A message summarization system for Android Auto à la, the excellent Shortwave email app, and some ChatGPT-esque summarization features for note-taking and audio recording.
But then, the real “wow” class of generative AI tricks are tied to Qualcomm’s Snapdragon 8 Gen 3, and so far, we don’t know if the Exynos 2400 will pull them off as well. Among them is Generative Edit, which lets you move around subjects in a picture and adjust the canvas size by adding more elements to it using generative AI.
Call it pixel-level smart auto-fill, if you will. It almost works like magic, as seen in the Adobe video above. It won’t be as impressive on smartphones, but the vision could be a precursor of great things to come.
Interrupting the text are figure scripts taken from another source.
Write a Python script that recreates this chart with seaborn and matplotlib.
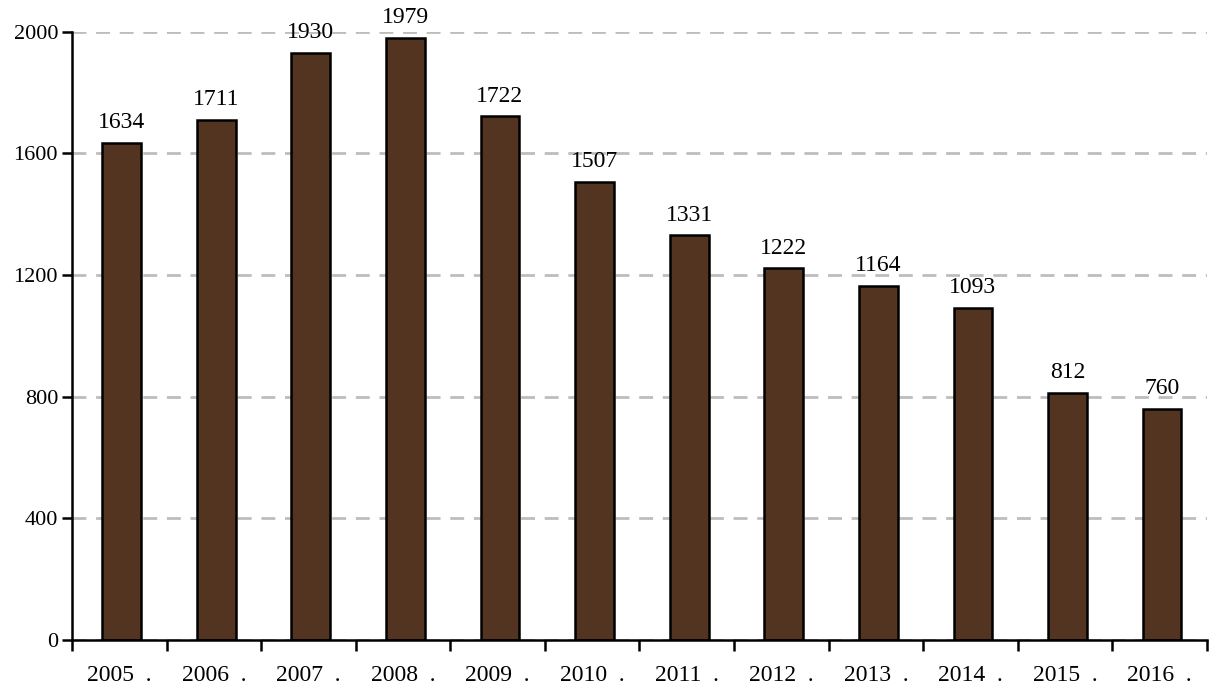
import matplotlib
matplotlib.use("Agg")
import matplotlib.pyplot as plt
import seaborn as sns
import pandas as pd
import numpy as np

years = ["2005", "2006", "2007", "2008", "2009", "2010",
         "2011", "2012", "2013", "2014", "2015", "2016"]
counts = [1634, 1711, 1930, 1979, 1722, 1507, 1331, 1222, 1164, 1093, 812, 760]
tick_labels = [y + "  ." for y in years]

sns.set_style("white")
plt.rcParams['font.family'] = ['Liberation Serif', 'DejaVu Serif']
plt.rcParams['text.color'] = 'black'
plt.rcParams['xtick.color'] = 'black'
plt.rcParams['ytick.color'] = 'black'

df = pd.DataFrame({"year": years, "count": counts})

fig = plt.figure(figsize=(12.16, 6.86), dpi=100)
ax = fig.add_axes([0.0592, 0.067, 0.9334, 0.8867])

sns.barplot(data=df, x="year", y="count", color="#523420", width=0.41,
            edgecolor="black", linewidth=1.8, saturation=1, ax=ax)

# nudge bars a touch right like the original
for patch in ax.patches:
    patch.set_x(patch.get_x() + 0.025)

# value labels
for patch, v in zip(ax.patches, counts):
    ax.annotate(str(v), (patch.get_x() + patch.get_width() / 2, patch.get_height()),
                xytext=(0, 7), textcoords="offset points", ha="center", va="bottom",
                fontsize=17, annotation_clip=False)

ax.set_ylim(0, 2000)
ax.set_xlim(-0.5, len(years) - 0.5)
ax.set_yticks(range(0, 2001, 400))
ax.yaxis.grid(True, color="#bdbdbd", linestyle=(0, (5, 3.5)), linewidth=2)
ax.set_axisbelow(True)

# ticks at category boundaries, labels in the middle
ax.set_xticks(np.arange(-0.5, len(years), 1.0))
ax.set_xticklabels([])
ax.set_xticks(np.arange(len(years)), minor=True)
ax.set_xticklabels(tick_labels, minor=True, fontsize=17)
ax.tick_params(axis="x", which="major", direction="out", length=8, width=1.8, bottom=True)
ax.tick_params(axis="x", which="minor", length=0, pad=18)
ax.tick_params(axis="y", direction="out", length=7, width=1.8, left=True, labelsize=16, pad=3)

ax.set_xlabel("")
ax.set_ylabel("")
sns.despine(ax=ax)
for s in ["left", "bottom"]:
    ax.spines[s].set_linewidth(1.8)
    ax.spines[s].set_color("black")

fig.savefig("out.png", dpi=100)
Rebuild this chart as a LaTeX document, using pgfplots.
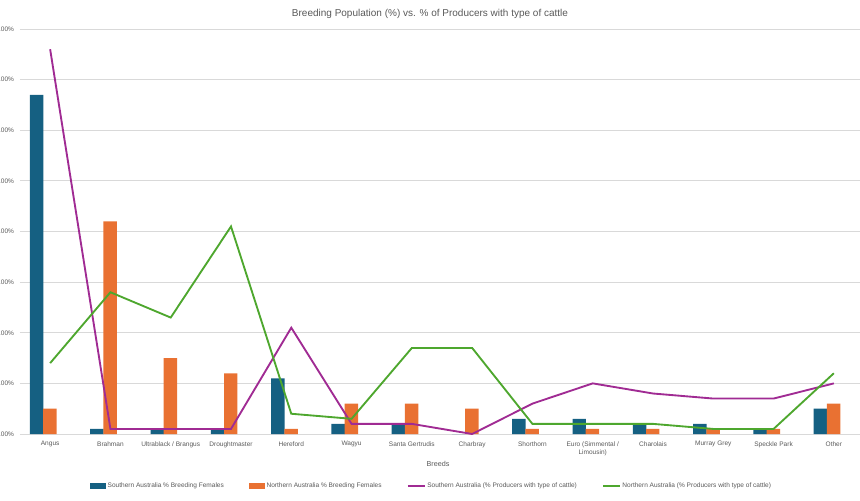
\documentclass[border=0pt]{standalone}
\usepackage{pgfplots}
\pgfplotsset{compat=1.18}
\usepackage{fontspec}
\setmainfont{Liberation Sans}
\definecolor{cblue}{HTML}{156082}
\definecolor{corange}{HTML}{E97132}
\definecolor{cpurple}{HTML}{A02B93}
\definecolor{cgreen}{HTML}{4EA72E}
\definecolor{txt}{HTML}{595959}
\definecolor{gridc}{HTML}{D9D9D9}
\begin{document}
\begin{tikzpicture}
\useasboundingbox (-15pt,-49.5pt) rectangle (630pt,325.5pt);
\clip (-15pt,-49.5pt) rectangle (630pt,325.5pt);
\begin{axis}[
  scale only axis, width=633pt, height=303.75pt,
  xmin=-0.5, xmax=13.5, ymin=0, ymax=80,
  axis x line*=bottom, axis y line*=left,
  x axis line style={gridc, line width=0.7pt, -},
  y axis line style={draw=none},
  ymajorgrids, xmajorgrids=false, grid style={gridc, line width=0.7pt},
  ytick={0,10,...,80},
  yticklabels={0.00\%,10.00\%,20.00\%,30.00\%,40.00\%,50.00\%,60.00\%,70.00\%,80.00\%},
  ytick style={draw=none},
  xtick={0,...,13}, xtick style={draw=none},
  xticklabels={Angus,Brahman,Ultrablack / Brangus,Droughtmaster,Hereford,Wagyu,Santa Gertrudis,Charbray,Shorthorn,{Euro (Simmental /\\Limousin)},Charolais,Murray Grey,Speckle Park,Other},
  xticklabel style={font=\fontsize{4.9}{6}\selectfont, text=txt, align=center, anchor=north, yshift=-2pt},
  yticklabel style={font=\fontsize{4.9}{6}\selectfont, text=txt, xshift=-1pt},
  title={Breeding Population (\%) vs. \% of Producers with type of cattle},
  title style={font=\fontsize{7.5}{9}\selectfont, text=txt, at={(axis description cs:0.5,1)}, anchor=center, yshift=5.5pt, xshift=-9pt},
  xlabel={Breeds},
  xlabel style={font=\fontsize{5.4}{6.5}\selectfont, text=txt, at={(axis description cs:0.5,0)}, anchor=center, yshift=-22.5pt, xshift=-3pt},
  legend style={at={(axis description cs:0.5,0)}, anchor=center, yshift=-39pt, xshift=-8pt, draw=none, font=\fontsize{4.9}{6}\selectfont, text=txt, /tikz/every even column/.append style={column sep=18pt}, nodes={inner xsep=1pt}},
  legend columns=4,
  legend cell align=left,
]
\addplot[ybar, bar width=10.1pt, bar shift=-10.1pt, fill=cblue, draw=none,
  legend image code/.code={\fill[cblue] (0pt,-2pt) rectangle (12pt,2pt);}]
  coordinates {(0,67) (1,1) (2,1) (3,1) (4,11) (5,2) (6,2) (7,0) (8,3) (9,3) (10,2) (11,2) (12,1) (13,5)};
\addlegendentry{Southern Australia \% Breeding Females}
\addplot[ybar, bar width=10.1pt, bar shift=-0.2pt, fill=corange, draw=none,
  legend image code/.code={\fill[corange] (0pt,-2pt) rectangle (12pt,2pt);}]
  coordinates {(0,5) (1,42) (2,15) (3,12) (4,1) (5,6) (6,6) (7,5) (8,1) (9,1) (10,1) (11,1) (12,1) (13,6)};
\addlegendentry{Northern Australia \% Breeding Females}
\addplot[cpurple, line width=1.4pt, sharp plot, no marks,
  legend image code/.code={\draw[cpurple, line width=1.2pt] (0pt,0pt) -- (13pt,0pt);}]
  coordinates {(0,76) (1,1) (2,1) (3,1) (4,21) (5,2) (6,2) (7,0) (8,6) (9,10) (10,8) (11,7) (12,7) (13,10)};
\addlegendentry{Southern Australia (\% Producers with type of cattle)}
\addplot[cgreen, line width=1.4pt, sharp plot, no marks,
  legend image code/.code={\draw[cgreen, line width=1.2pt] (0pt,0pt) -- (13pt,0pt);}]
  coordinates {(0,14) (1,28) (2,23) (3,41) (4,4) (5,3) (6,17) (7,17) (8,2) (9,2) (10,2) (11,1) (12,1) (13,12)};
\addlegendentry{Northern Australia (\% Producers with type of cattle)}
\end{axis}
\end{tikzpicture}
\end{document}
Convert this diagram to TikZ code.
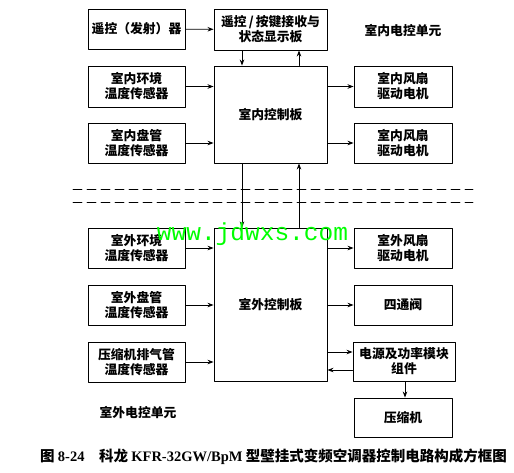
\documentclass[tikz,border=0pt]{standalone}
\usepackage{fontspec}
\usetikzlibrary{arrows.meta}
\newfontfamily\cjk{Noto Sans CJK SC}
\newfontfamily\capserif{Liberation Serif}
\newfontfamily\wmfont{Liberation Mono}
\begin{document}
\begin{tikzpicture}[>={Stealth[length=6pt,width=4.5pt]},line join=round,line cap=round,x=1pt,y=-1pt,
	font=\cjk\bfseries\fontsize{12.8}{15}\selectfont,
	blk/.style={draw,line width=0.9pt,align=center,inner sep=1pt,minimum width=97pt,minimum height=40pt},
	ctl/.style={blk,minimum width=113pt},
	arr/.style={->,line width=0.8pt}]
	\useasboundingbox (0,0) rectangle (514,472);
	% indoor unit
	\node[blk] (remote) at (136.5,29) {遥控（发射）器};
	\node[ctl,minimum height=41pt] (disp) at (270.5,29.5) {遥控\,/\,按键接收与\\状态显示板};
	\node[ctl,minimum height=97pt] (inctl) at (270.5,114.5) {室内控制板};
	\node[blk,minimum height=41pt] (inenv) at (136.5,86.5) {室内环境\\温度传感器};
	\node[blk] (incoil) at (136.5,143) {室内盘管\\温度传感器};
	\node[blk,minimum width=98pt,minimum height=41pt] (infan1) at (403,86.5) {室内风扇\\驱动电机};
	\node[blk,minimum width=98pt] (infan2) at (403,143) {室内风扇\\驱动电机};
	\node (intitle) at (403,31) {室内电控单元};
	% outdoor unit
	\node[ctl,minimum height=153pt] (outctl) at (270.5,304.5) {室外控制板};
	\node[blk] (outenv) at (136.5,248) {室外环境\\温度传感器};
	\node[blk] (outcoil) at (136.5,305) {室外盘管\\温度传感器};
	\node[blk] (exhaust) at (136.5,362) {压缩机排气管\\温度传感器};
	\node[blk,minimum width=98pt] (outfan) at (403,248) {室外风扇\\驱动电机};
	\node[blk,minimum width=98pt] (valve) at (403,305) {四通阀};
	\node[blk,minimum width=102pt,minimum height=39pt] (power) at (404,361.5) {电源及功率模块\\组件};
	\node[blk,minimum width=98pt,minimum height=39pt] (comp) at (403,417.5) {压缩机};
	\node (outtitle) at (138,413) {室外电控单元};
	% links
	\draw[arr] (remote) -- (disp);
	\draw[arr] ([xshift=-28.5pt]disp.south) -- ([xshift=-28.5pt]inctl.north);
	\draw[arr] ([xshift=28.5pt]inctl.north) -- ([xshift=28.5pt]disp.south);
	\draw[arr] ([xshift=-28.5pt]inctl.south) -- ([xshift=-28.5pt]outctl.north);
	\draw[arr] ([xshift=28.5pt]outctl.north) -- ([xshift=28.5pt]inctl.south);
	\foreach \s in {inenv,incoil}
	\draw[arr] (\s.east) -- (\s.east -| inctl.west);
	\foreach \s in {infan1,infan2}
	\draw[arr] (\s.west -| inctl.east) -- (\s.west);
	\foreach \s in {outenv,outcoil,exhaust}
	\draw[arr] (\s.east) -- (\s.east -| outctl.west);
	\foreach \s in {outfan,valve}
	\draw[arr] (\s.west -| outctl.east) -- (\s.west);
	\coordinate (pin) at ([yshift=9.5pt]power.west);
	\coordinate (pout) at ([yshift=-8.5pt]power.west);
	\draw[arr] (pin -| outctl.east) -- (pin);
	\draw[arr] (pout) -- (pout -| outctl.east);
	\draw[arr] ([xshift=1pt]power.south) -- ([xshift=2pt]comp.north);
	% boundary
	\foreach \y in {189,202}
	\draw[line width=0.8pt,dash pattern=on 9pt off 5pt] (73,\y) -- (473,\y);
	\node[text={rgb,255:red,0;green,255;blue,0},font=\wmfont\fontsize{24.5}{24.5}\selectfont] (wm) at (252.5,234) {www.jdwxs.com};
	\node[font=\cjk\bfseries\fontsize{14.5}{16}\selectfont] (caption) at (273.5,457)
	{图 {\capserif\bfseries 8-24}\quad 科龙 {\capserif\bfseries KFR-32GW/BpM} 型壁挂式变频空调器控制电路构成方框图};
\end{tikzpicture}
\end{document}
Qualcomm says the Snapdragon 8 Gen 3 enables text-to-image generation using Stable Diffusion in less than a second.
The chip also opens the doors for voice-enabled photo and video editing. There’s even a system to remove objects in photos, just like Google’s Magic Eraser feature for Pixel phones.
These features might sound gimmicky to some, but there’s a lot more to on-device generative AI than just adding some snazzy effect to photos. It is going to decouple a lot of processes from the cloud, making tasks a lot faster as well as safer. The Gemini Nano model doing its job on the Pixel 8 Pro is just one example, with the Galaxy S24 powered by Snapdragon 8 Gen 3 following in those footsteps.
In this case, Qualcomm took it upon itself to bake those AI features on its silicon. Unfortunately, we don’t know if Samsung went the extra mile with these on-device generative AI capabilities for the Exynos 2400, while also narrowing the performance and experience gulf with Qualcomm-driven flagships.
We have reached out to Samsung for clarity on the situation, but so far, it seems hundreds and thousands of Galaxy S24 shoppers are in for a worse Exynos surprise this year than they were in 2022 or the years prior.
It’s just ironic that Samsung’s bet on AI is what’s going to bite the fans. Mind you, these are fans who pay a lot more for a Samsung flagship in their home market than what an average U.S.-based buyer has to part ways with, so there’s that stinging reality, too.